**DATA SEGMENT**
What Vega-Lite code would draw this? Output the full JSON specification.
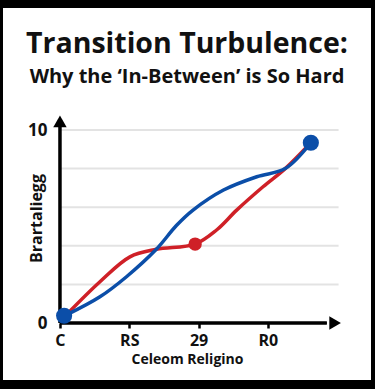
{
  "$schema": "https://vega.github.io/schema/vega-lite/v6.json",
  "width": 368,
  "height": 372,
  "autosize": "none",
  "padding": {"left": 3, "top": 8, "right": 4, "bottom": 9},
  "background": "#000000",
  "config": {
    "view": {"fill": "#ffffff", "stroke": null},
    "font": "Open Sans"
  },
  "title": {
    "text": "Transition Turbulence:",
    "subtitle": "Why the ‘In-Between’ is So Hard",
    "anchor": "middle",
    "frame": "group",
    "orient": "top",
    "offset": -102,
    "baseline": "alphabetic",
    "font": "Open Sans",
    "fontSize": 28.5,
    "fontWeight": "bold",
    "color": "#111111",
    "subtitleFont": "Open Sans",
    "subtitleFontSize": 20,
    "subtitleFontWeight": "bold",
    "subtitleColor": "#111111",
    "subtitlePadding": 2
  },
  "datasets": {
    "lines": [
      {"series": "red", "x": 0.087, "y": 0.41},
      {"series": "red", "x": 0.577, "y": 2.14},
      {"series": "red", "x": 1.01, "y": 3.43},
      {"series": "red", "x": 1.39, "y": 3.82},
      {"series": "red", "x": 1.95, "y": 4.09},
      {"series": "red", "x": 2.26, "y": 4.82},
      {"series": "red", "x": 2.55, "y": 5.85},
      {"series": "red", "x": 2.93, "y": 7.06},
      {"series": "red", "x": 3.25, "y": 8.0},
      {"series": "red", "x": 3.62, "y": 9.34},
      {"series": "blue", "x": 0.087, "y": 0.41},
      {"series": "blue", "x": 0.577, "y": 1.36},
      {"series": "blue", "x": 0.96, "y": 2.4},
      {"series": "blue", "x": 1.39, "y": 3.82},
      {"series": "blue", "x": 1.68, "y": 5.05},
      {"series": "blue", "x": 1.92, "y": 5.85},
      {"series": "blue", "x": 2.36, "y": 6.89},
      {"series": "blue", "x": 2.84, "y": 7.58},
      {"series": "blue", "x": 3.25, "y": 8.0},
      {"series": "blue", "x": 3.62, "y": 9.34}
    ],
    "dots": [
      {"series": "red", "x": 1.95, "y": 4.09},
      {"series": "blue", "x": 0.06, "y": 0.38},
      {"series": "blue", "x": 3.62, "y": 9.34}
    ],
    "grid": [{"y": 2}, {"y": 4}, {"y": 6}, {"y": 8}, {"y": 10}],
    "arrows": [
      {"dir": "up", "x": 0, "y": 10.45},
      {"dir": "right", "x": 3.97, "y": 0}
    ]
  },
  "layer": [
    {
      "data": {"name": "grid"},
      "mark": {"type": "rule", "color": "#e3e3e3", "strokeWidth": 2},
      "encoding": {
        "x": {"datum": 0, "type": "quantitative", "scale": {"domain": [-0.822, 4.488], "nice": false, "zero": false}},
        "x2": {"datum": 4.02},
        "y": {"field": "y", "type": "quantitative", "scale": {"domain": [-2.95, 16.32], "nice": false, "zero": false}}
      }
    },
    {
      "data": {"name": "lines"},
      "mark": {"type": "line", "interpolate": "catmull-rom", "strokeWidth": 3.5, "strokeCap": "round"},
      "encoding": {
        "x": {
          "field": "x", "type": "quantitative",
          "scale": {"domain": [-0.822, 4.488], "nice": false, "zero": false},
          "axis": {
            "title": "Celeom Religino",
            "offset": -57,
            "domain": false,
            "grid": false,
            "values": [0, 1, 2, 3],
            "labelExpr": "['C','RS','29','R0'][datum.value]",
            "tickSize": 5,
            "tickWidth": 2.5,
            "tickColor": "#000000",
            "labelPadding": 4,
            "labelFont": "Open Sans",
            "labelFontSize": 16,
            "labelFontWeight": "bold",
            "labelColor": "#111111",
            "titleFont": "Open Sans",
            "titleFontSize": 14,
            "titleFontWeight": "bold",
            "titleColor": "#111111",
            "titleY": 29
          }
        },
        "y": {
          "field": "y", "type": "quantitative",
          "scale": {"domain": [-2.95, 16.32], "nice": false, "zero": false},
          "axis": {
            "title": "Brartaliegg",
            "offset": -57,
            "domain": false,
            "grid": false,
            "values": [0, 10],
            "tickSize": 0,
            "labelPadding": 13,
            "labelFont": "Open Sans",
            "labelFontSize": 17,
            "labelFontWeight": "bold",
            "labelColor": "#111111",
            "titleFont": "Open Sans",
            "titleFontSize": 16,
            "titleFontWeight": "bold",
            "titleColor": "#111111",
            "titleX": -16,
            "titleY": 210
          }
        },
        "color": {
          "field": "series", "type": "nominal",
          "scale": {"domain": ["red", "blue"], "range": ["#cf2027", "#0b4ea8"]},
          "legend": null
        },
        "order": {"field": "x", "type": "quantitative"}
      }
    },
    {
      "data": {"name": "arrows"},
      "mark": {"type": "rule", "color": "#000000", "strokeWidth": 3},
      "encoding": {
        "x": {"datum": 0, "type": "quantitative", "scale": {"domain": [-0.822, 4.488], "nice": false, "zero": false}},
        "x2": {"datum": 3.85},
        "y": {"datum": 0, "type": "quantitative", "scale": {"domain": [-2.95, 16.32], "nice": false, "zero": false}}
      }
    },
    {
      "data": {"name": "arrows"},
      "mark": {"type": "rule", "color": "#000000", "strokeWidth": 3},
      "encoding": {
        "x": {"datum": 0, "type": "quantitative", "scale": {"domain": [-0.822, 4.488], "nice": false, "zero": false}},
        "y": {"datum": 0, "type": "quantitative", "scale": {"domain": [-2.95, 16.32], "nice": false, "zero": false}},
        "y2": {"datum": 10.2}
      }
    },
    {
      "data": {"name": "arrows"},
      "mark": {"type": "point", "filled": true, "opacity": 1, "color": "#000000", "size": 180},
      "encoding": {
        "x": {"field": "x", "type": "quantitative", "scale": {"domain": [-0.822, 4.488], "nice": false, "zero": false}},
        "y": {"field": "y", "type": "quantitative", "scale": {"domain": [-2.95, 16.32], "nice": false, "zero": false}},
        "shape": {
          "field": "dir", "type": "nominal",
          "scale": {"domain": ["up", "right"], "range": ["triangle-up", "triangle-right"]},
          "legend": null
        }
      }
    },
    {
      "data": {"name": "dots"},
      "mark": {"type": "circle", "opacity": 1},
      "encoding": {
        "x": {"field": "x", "type": "quantitative", "scale": {"domain": [-0.822, 4.488], "nice": false, "zero": false}},
        "y": {"field": "y", "type": "quantitative", "scale": {"domain": [-2.95, 16.32], "nice": false, "zero": false}},
        "color": {
          "field": "series", "type": "nominal",
          "scale": {"domain": ["red", "blue"], "range": ["#cf2027", "#0b4ea8"]},
          "legend": null
        },
        "size": {
          "field": "series", "type": "nominal",
          "scale": {"domain": ["red", "blue"], "range": [180, 260]},
          "legend": null
        }
      }
    }
  ]
}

**SET PROBLEM**
Print out the material word for word, omitting the pictures.

**WRITTEN ANSWER**
What Vega-Lite code would draw this? Output the full JSON specification.
{
  "$schema": "https://vega.github.io/schema/vega-lite/v6.json",
  "width": 368,
  "height": 372,
  "autosize": "none",
  "padding": {"left": 3, "top": 8, "right": 4, "bottom": 9},
  "background": "#000000",
  "config": {
    "view": {"fill": "#ffffff", "stroke": null},
    "font": "Open Sans"
  },
  "title": {
    "text": "Transition Turbulence:",
    "subtitle": "Why the ‘In-Between’ is So Hard",
    "anchor": "middle",
    "frame": "group",
    "orient": "top",
    "offset": -102,
    "baseline": "alphabetic",
    "font": "Open Sans",
    "fontSize": 28.5,
    "fontWeight": "bold",
    "color": "#111111",
    "subtitleFont": "Open Sans",
    "subtitleFontSize": 20,
    "subtitleFontWeight": "bold",
    "subtitleColor": "#111111",
    "subtitlePadding": 2
  },
  "datasets": {
    "lines": [
      {"series": "red", "x": 0.087, "y": 0.41},
      {"series": "red", "x": 0.577, "y": 2.14},
      {"series": "red", "x": 1.01, "y": 3.43},
      {"series": "red", "x": 1.39, "y": 3.82},
      {"series": "red", "x": 1.95, "y": 4.09},
      {"series": "red", "x": 2.26, "y": 4.82},
      {"series": "red", "x": 2.55, "y": 5.85},
      {"series": "red", "x": 2.93, "y": 7.06},
      {"series": "red", "x": 3.25, "y": 8.0},
      {"series": "red", "x": 3.62, "y": 9.34},
      {"series": "blue", "x": 0.087, "y": 0.41},
      {"series": "blue", "x": 0.577, "y": 1.36},
      {"series": "blue", "x": 0.96, "y": 2.4},
      {"series": "blue", "x": 1.39, "y": 3.82},
      {"series": "blue", "x": 1.68, "y": 5.05},
      {"series": "blue", "x": 1.92, "y": 5.85},
      {"series": "blue", "x": 2.36, "y": 6.89},
      {"series": "blue", "x": 2.84, "y": 7.58},
      {"series": "blue", "x": 3.25, "y": 8.0},
      {"series": "blue", "x": 3.62, "y": 9.34}
    ],
    "dots": [
      {"series": "red", "x": 1.95, "y": 4.09},
      {"series": "blue", "x": 0.06, "y": 0.38},
      {"series": "blue", "x": 3.62, "y": 9.34}
    ],
    "grid": [{"y": 2}, {"y": 4}, {"y": 6}, {"y": 8}, {"y": 10}],
    "arrows": [
      {"dir": "up", "x": 0, "y": 10.45},
      {"dir": "right", "x": 3.97, "y": 0}
    ]
  },
  "layer": [
    {
      "data": {"name": "grid"},
      "mark": {"type": "rule", "color": "#e3e3e3", "strokeWidth": 2},
      "encoding": {
        "x": {"datum": 0, "type": "quantitative", "scale": {"domain": [-0.822, 4.488], "nice": false, "zero": false}},
        "x2": {"datum": 4.02},
        "y": {"field": "y", "type": "quantitative", "scale": {"domain": [-2.95, 16.32], "nice": false, "zero": false}}
      }
    },
    {
      "data": {"name": "lines"},
      "mark": {"type": "line", "interpolate": "catmull-rom", "strokeWidth": 3.5, "strokeCap": "round"},
      "encoding": {
        "x": {
          "field": "x", "type": "quantitative",
          "scale": {"domain": [-0.822, 4.488], "nice": false, "zero": false},
          "axis": {
            "title": "Celeom Religino",
            "offset": -57,
            "domain": false,
            "grid": false,
            "values": [0, 1, 2, 3],
            "labelExpr": "['C','RS','29','R0'][datum.value]",
            "tickSize": 5,
            "tickWidth": 2.5,
            "tickColor": "#000000",
            "labelPadding": 4,
            "labelFont": "Open Sans",
            "labelFontSize": 16,
            "labelFontWeight": "bold",
            "labelColor": "#111111",
            "titleFont": "Open Sans",
            "titleFontSize": 14,
            "titleFontWeight": "bold",
            "titleColor": "#111111",
            "titleY": 29
          }
        },
        "y": {
          "field": "y", "type": "quantitative",
          "scale": {"domain": [-2.95, 16.32], "nice": false, "zero": false},
          "axis": {
            "title": "Brartaliegg",
            "offset": -57,
            "domain": false,
            "grid": false,
            "values": [0, 10],
            "tickSize": 0,
            "labelPadding": 13,
            "labelFont": "Open Sans",
            "labelFontSize": 17,
            "labelFontWeight": "bold",
            "labelColor": "#111111",
            "titleFont": "Open Sans",
            "titleFontSize": 16,
            "titleFontWeight": "bold",
            "titleColor": "#111111",
            "titleX": -16,
            "titleY": 210
          }
        },
        "color": {
          "field": "series", "type": "nominal",
          "scale": {"domain": ["red", "blue"], "range": ["#cf2027", "#0b4ea8"]},
          "legend": null
        },
        "order": {"field": "x", "type": "quantitative"}
      }
    },
    {
      "data": {"name": "arrows"},
      "mark": {"type": "rule", "color": "#000000", "strokeWidth": 3},
      "encoding": {
        "x": {"datum": 0, "type": "quantitative", "scale": {"domain": [-0.822, 4.488], "nice": false, "zero": false}},
        "x2": {"datum": 3.85},
        "y": {"datum": 0, "type": "quantitative", "scale": {"domain": [-2.95, 16.32], "nice": false, "zero": false}}
      }
    },
    {
      "data": {"name": "arrows"},
      "mark": {"type": "rule", "color": "#000000", "strokeWidth": 3},
      "encoding": {
        "x": {"datum": 0, "type": "quantitative", "scale": {"domain": [-0.822, 4.488], "nice": false, "zero": false}},
        "y": {"datum": 0, "type": "quantitative", "scale": {"domain": [-2.95, 16.32], "nice": false, "zero": false}},
        "y2": {"datum": 10.2}
      }
    },
    {
      "data": {"name": "arrows"},
      "mark": {"type": "point", "filled": true, "opacity": 1, "color": "#000000", "size": 180},
      "encoding": {
        "x": {"field": "x", "type": "quantitative", "scale": {"domain": [-0.822, 4.488], "nice": false, "zero": false}},
        "y": {"field": "y", "type": "quantitative", "scale": {"domain": [-2.95, 16.32], "nice": false, "zero": false}},
        "shape": {
          "field": "dir", "type": "nominal",
          "scale": {"domain": ["up", "right"], "range": ["triangle-up", "triangle-right"]},
          "legend": null
        }
      }
    },
    {
      "data": {"name": "dots"},
      "mark": {"type": "circle", "opacity": 1},
      "encoding": {
        "x": {"field": "x", "type": "quantitative", "scale": {"domain": [-0.822, 4.488], "nice": false, "zero": false}},
        "y": {"field": "y", "type": "quantitative", "scale": {"domain": [-2.95, 16.32], "nice": false, "zero": false}},
        "color": {
          "field": "series", "type": "nominal",
          "scale": {"domain": ["red", "blue"], "range": ["#cf2027", "#0b4ea8"]},
          "legend": null
        },
        "size": {
          "field": "series", "type": "nominal",
          "scale": {"domain": ["red", "blue"], "range": [180, 260]},
          "legend": null
        }
      }
    }
  ]
}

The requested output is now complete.